Mr, Cupcake at Craters of the Moon

Mr, Cupcake at Craters of the Moon
Mr. Cupcake at Craters of the Moon

Tuesday, November 16, 2010

Lingon berries


More adventure. Can you stand it?

Our friends that were here for the weekend went home on Sunday. Before they left town, they and Dan went to Florencia Bay beach to walk around. While walking the trail that day, Dan noticed some little red berries by the trail. He came home, looked at The Book, and figured they



might be Lingon berries. He suggested we get up early this morning to go berry picking.

I'm not all that cheerful in the morning. I wouldn't say I'm grumpy but I would be a lot happier if I could get up in the morning and the house was already warm, breakfast and coffee made. Then I would be more 'in the mood' for adventuring at this hour.

Grump grump grump. Okay, yes, I was grumpy. And yet I am so interested in harvesting Non Forest Timber Products for preservation later (they're free!) that I agreed to it. Another part of our mission, though not completed, was to see if there was any sea glass on the beach worth scavenging.

See, we had a big storm last night. So big, that while I was working at the fish plant across the bay, the large plastic lid of a fish tote (the lid probably weighing about 20 lbs, 4'x4'x3") was kicked up by the wind and tossed 30 feet in the air before landing on the other side of the tally shack I was in. The lid hit the tally shack on the way with such force that the phone was knocked off the hook and I and the other tally gal shrieked. When I was walking out to sample fish, I had to hold the fish with one (gloved) hand so I could use my other hand to hold my hat on. I had to use muscles to steel myself against the wind so I could walk across the dock to the bathroom! We all expected the power to go out. (note to self: buy storm candles)

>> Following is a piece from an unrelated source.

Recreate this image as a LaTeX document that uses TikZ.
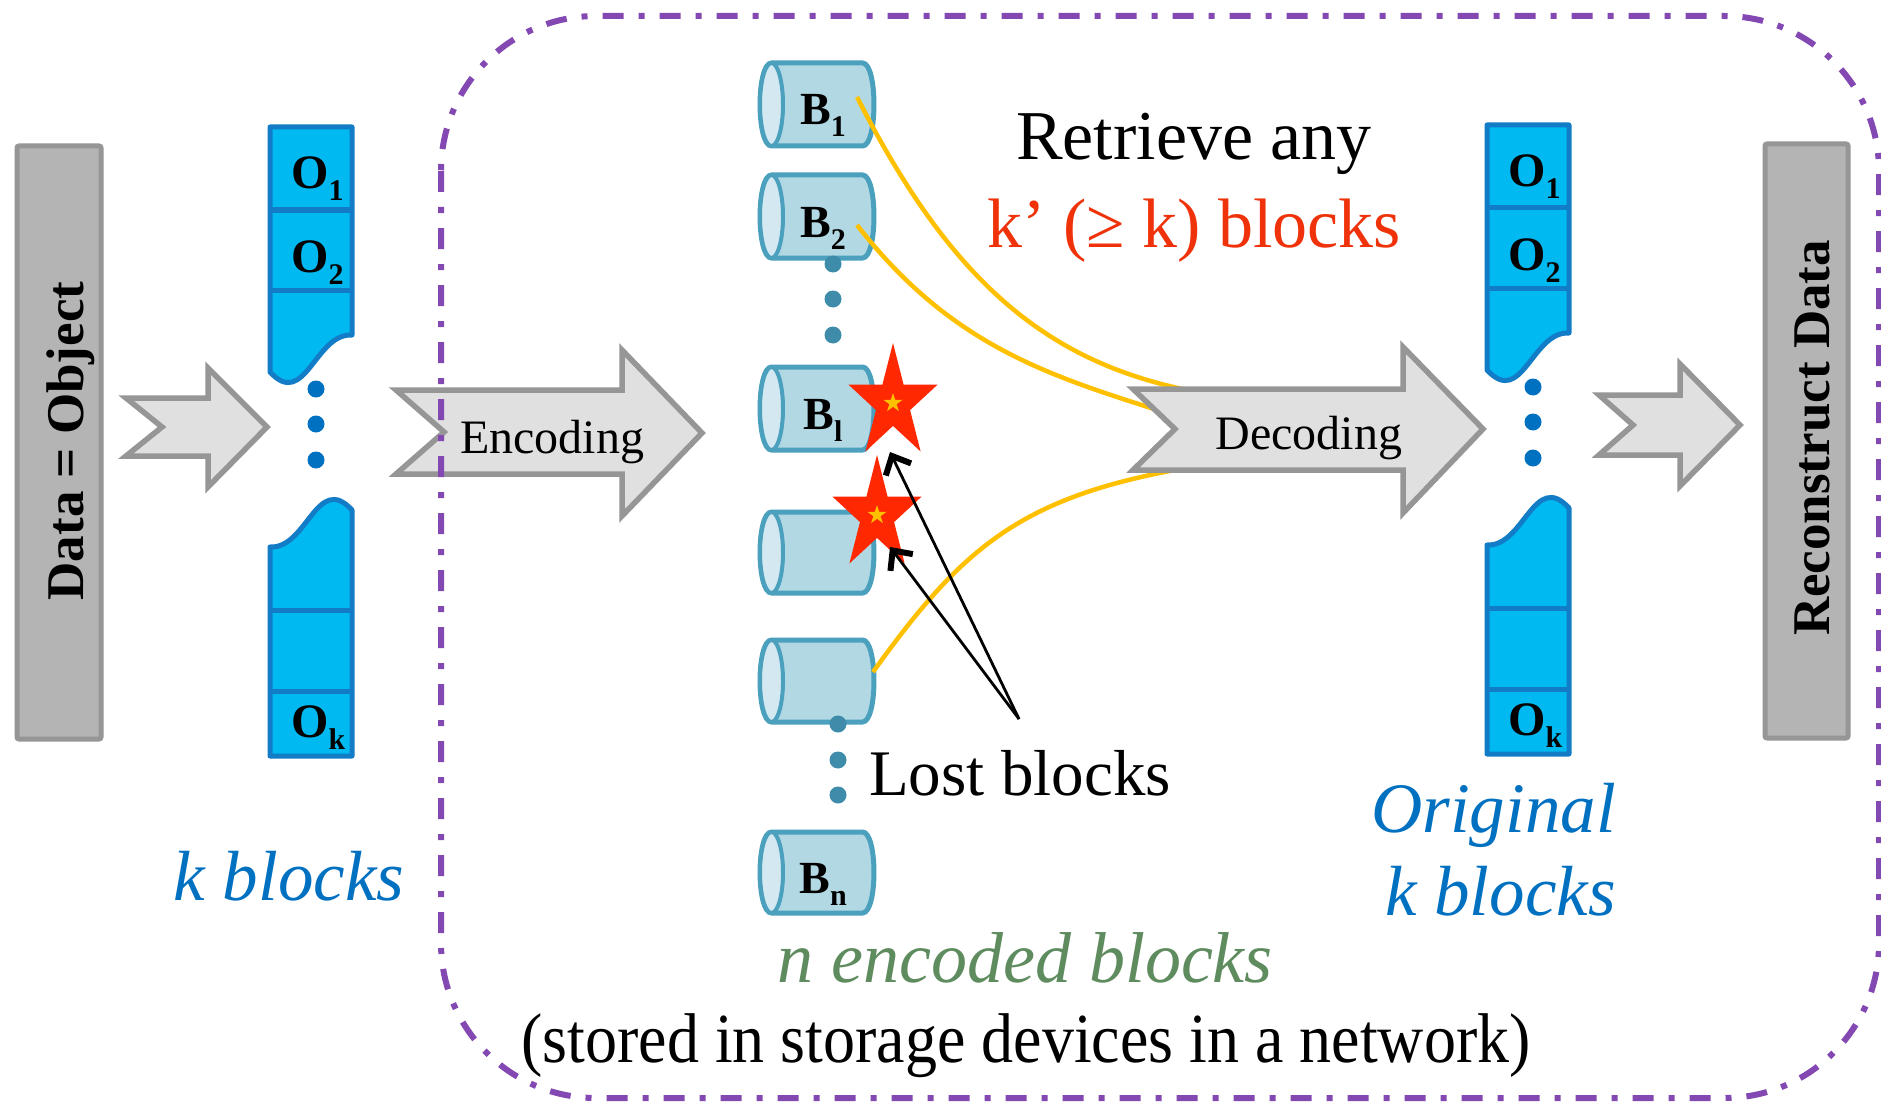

These kinds of storms happen all winter here, so the locals are used to it. Something that many locals to after such a storm is go to the beach to see what the ocean threw up last night. Sometimes it will be a crab trap or some other metal rig. Sometimes it will be glass buoys from Japan. Sometimes it will be bumpers from boats who were tossed around at sea. Really you just never know. That's why it's so much fun to go to the beach afterwords to explore. This is the beach at Incinerator Rock, taken this morning. This is the north end of Long Beach, and as I was driving back from teaching the girls this morning, I felt compelled to stop and walk around for a bit.

This last photo is of Dan and the sablefish trap we found after one of the storms last month. It was half buried in sand & surf when we retrieved it, so it took a bit of digging and getting wet to get it out. The thing weighs about 200 pounds so we rolled it back from halfway down Long Beach to the parking lot!

Right, back to the Lingon berries. We never did get to the beach this morning before I had to go - but we did get a good amount of berries. They each have two large seeds in them. They are currently on the stove, having been simmered down. We'll strain out the seeds (for planting later!) and we might get one jar of jam out of them.

An interesting thing about these plants: they seem to just grow out of stalks in the ground with no foliage. The stalks are between eight and 12 inches long. They are almost always near salal or deer ferns and you will only find them in low fertility soil next to water. We might go searching for more in other similar areas.